# Non-resident trying to invest in Australian Company



## buddysmiley (5 April 2015)

Hi

Im currently based in Europe and wondering what is the best way to purchase shares in an Australian company.  It only the one trade so not looking to go with an accounts that charges annually and charges commissions.

I have tried various online australian brokers.  However they all require that I'm a Australian resident and have an ozzy bank account.

Any ideas how I could solve the problem?  Ideally just looking to buy shares and pay a commision on purchasing.

Thanks


----------



## dutchie (6 April 2015)

*Re: Non resident trying to invest in Australian Company*

Hi buddysmiley

Have you tried CFD providers. You can request zero margin. Not quite the same as straight out share purchase but close.

(FP Markets et al)

Good luck.


----------



## macca (6 April 2015)

*Re: Non resident trying to invest in Australian Company*

Ask around, you may be able to open an account with a multi national brokerage firm in whichever country you are now in. 

Then buy any stock code in the world, including Australia


----------



## rimtas (6 April 2015)

Hi buddysmiley,
When I used to live in Europe few years ago I had an Account with Saxo Bank, with them you can invest in any world market. To buy 10.000aud worth of Australian shares it costed $70(in and out). No account holding fees. 
But if you are looking just to do a one or few trades for long term hold, any European commercial bank can buy you those shares.
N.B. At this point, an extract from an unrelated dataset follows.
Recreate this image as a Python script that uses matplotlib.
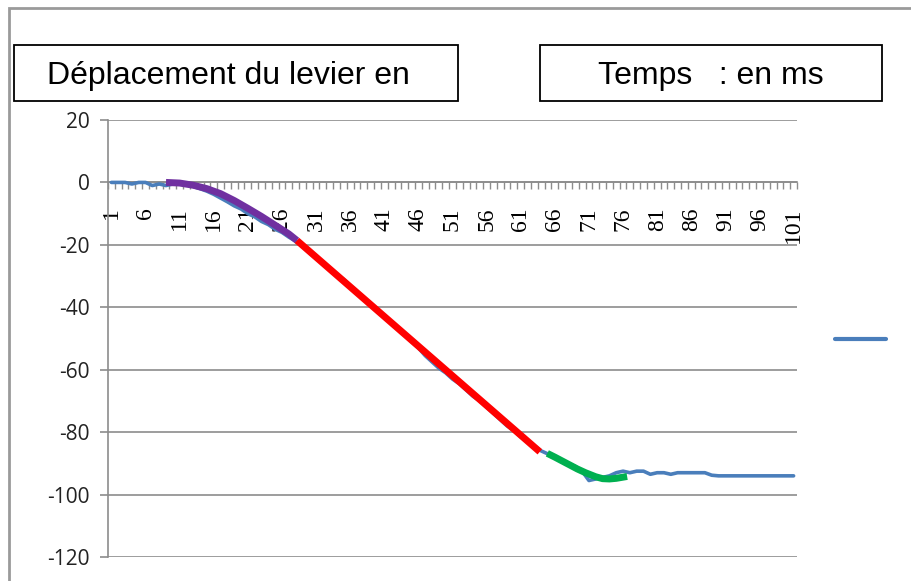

Just contact their share trading department and place order with them, as most of the time they do not advertise that they allow to trade world markets. Australian market is just not so popular as US among European traders, so mostly banks don't even bother to provide any information about AUS trading. But they do take orders, though commission is high.


----------



## minwa (6 April 2015)

*Re: Non resident trying to invest in Australian Company*



dutchie said:


> Hi buddysmiley
> 
> Have you tried CFD providers. You can request zero margin. Not quite the same as straight out share purchase but close.
> 
> ...




I wouldn't touch CFDs for stock replacement. It's not close at all. Especially when he's only investing in ONE company, so presumably a long term play.

Should be quite a few brokers out there, if you can't find then you can always go Interactive Brokers. Should be able to fine..foreign investments in ASX is massive. I beleive Singaporeans with their tiny population have more public investments in ASX than Australian public do.


----------